**Work to do:** Each line from the top of the listing through the one holding "quarters = list(range(21))" should be restated word for word, with nothing added and no pictures.

>> START

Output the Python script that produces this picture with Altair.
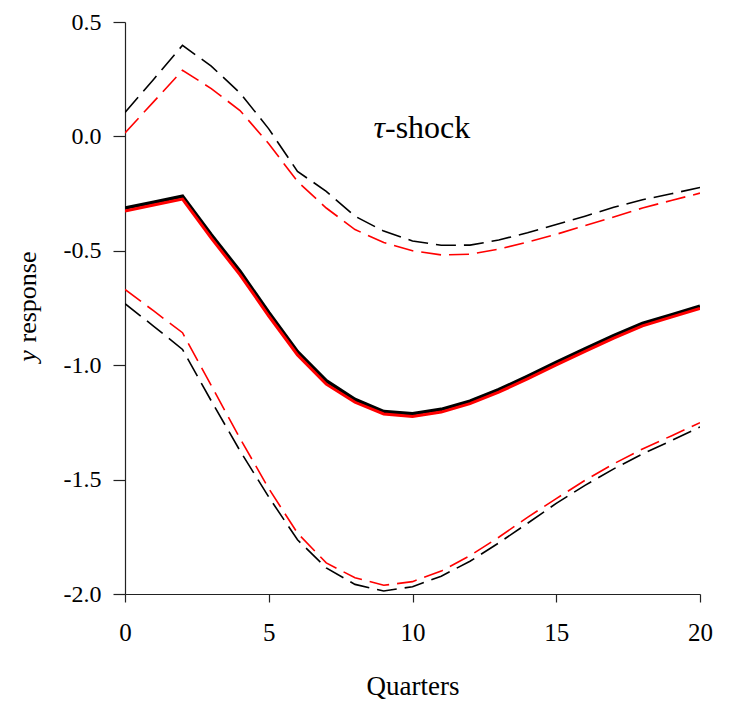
import altair as alt
import pandas as pd

quarters = list(range(21))

black_mid = [-0.313, -0.288, -0.262, -0.43, -0.59, -0.77, -0.941, -1.068, -1.15, -1.203, -1.212,
             -1.193, -1.157, -1.107, -1.049, -0.988, -0.929, -0.871, -0.818, -0.78, -0.742]
red_mid = [-0.326, -0.30, -0.274, -0.445, -0.605, -0.785, -0.955, -1.083, -1.162, -1.213, -1.224,
           -1.205, -1.168, -1.118, -1.06, -0.999, -0.94, -0.882, -0.828, -0.79, -0.752]
black_up = [0.105, 0.25, 0.398, 0.307, 0.19, 0.033, -0.153, -0.24, -0.349, -0.414, -0.457,
            -0.476, -0.475, -0.453, -0.421, -0.385, -0.349, -0.31, -0.277, -0.251, -0.223]
red_up = [0.015, 0.152, 0.289, 0.209, 0.113, -0.032, -0.197, -0.313, -0.407, -0.464, -0.5,
          -0.518, -0.515, -0.493, -0.462, -0.428, -0.39, -0.352, -0.313, -0.28, -0.248]
black_lo = [-0.731, -0.83, -0.931, -1.156, -1.374, -1.576, -1.763, -1.886, -1.958, -1.987, -1.968,
            -1.922, -1.857, -1.777, -1.691, -1.604, -1.525, -1.453, -1.388, -1.33, -1.27]
red_lo = [-0.669, -0.763, -0.858, -1.089, -1.32, -1.539, -1.734, -1.864, -1.929, -1.962, -1.946,
          -1.9, -1.832, -1.752, -1.665, -1.583, -1.503, -1.431, -1.366, -1.309, -1.251]

x_ticks = [0, 5, 10, 15, 20]
y_ticks = [0.5, 0.0, -0.5, -1.0, -1.5, -2.0]

FONT = "Liberation Serif"


def frame(vals):
    return pd.DataFrame({"q": quarters, "v": vals})


xs = alt.X("q:Q", scale=alt.Scale(domain=[0, 20], nice=False),
           axis=alt.Axis(values=x_ticks, title="Quarters", format="d", grid=False,
                         tickSize=8, labelPadding=18, titlePadding=28, labelFlush=False,
                         labelFontSize=25, titleFontSize=27, labelFont=FONT, titleFont=FONT,
                         titleFontWeight="normal"))
ys = alt.Y("v:Q", scale=alt.Scale(domain=[-2.0, 0.5], nice=False),
           axis=alt.Axis(values=y_ticks, title=None, grid=False, tickSize=12, labelPadding=12,
                         labelFontSize=24, labelFont=FONT, labelFlush=False,
                         labelExpr="replace(format(datum.value, '.1f'), '\u2212', '-')"))


def line(vals, color, width, dash=None):
    kw = dict(color=color, strokeWidth=width, clip=True)
    if dash:
        kw["strokeDash"] = dash
    return alt.Chart(frame(vals)).mark_line(**kw).encode(x=xs, y=ys)


layers = [
    line(black_up, "black", 1.6, [20, 8]),
    line(red_up, "#ff0000", 1.6, [20, 8]),
    line(black_lo, "black", 1.6, [20, 8]),
    line(red_lo, "#ff0000", 1.6, [20, 8]),
    line(black_mid, "black", 3.6),
    line(red_mid, "#ff0000", 3.0),
]

txt = pd.DataFrame({"a": [0]})
annot = [
    alt.Chart(txt).mark_text(text="\u03c4", font=FONT, fontSize=32, fontStyle="italic",
                             align="right", baseline="middle").encode(
        x=alt.value(260), y=alt.value(106)),
    alt.Chart(txt).mark_text(text="-shock", font=FONT, fontSize=32,
                             align="left", baseline="middle").encode(
        x=alt.value(260), y=alt.value(106)),
    alt.Chart(txt).mark_text(text="y", font=FONT, fontSize=26, fontStyle="italic", angle=270,
                             align="center", baseline="middle").encode(
        x=alt.value(-97), y=alt.value(334)),
    alt.Chart(txt).mark_text(text="response", font=FONT, fontSize=26, angle=270,
                             align="center", baseline="middle").encode(
        x=alt.value(-97), y=alt.value(275)),
]

chart = alt.layer(*layers, *annot).properties(
    width=575, height=572,
    autosize=alt.AutoSizeParams(type="none"),
    padding={"left": 117, "top": 14, "right": 22, "bottom": 105},
).configure_view(stroke=None).configure_axis(
    domainColor="#222", tickColor="#222", labelColor="black", titleColor="black",
    domainWidth=1.2, tickWidth=1.2,
)

chart.save("out.html", embed_options={"renderer": "svg", "actions": False})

>> END

**Final answer:**
Output the Python script that produces this picture with Altair.
import altair as alt
import pandas as pd

quarters = list(range(21))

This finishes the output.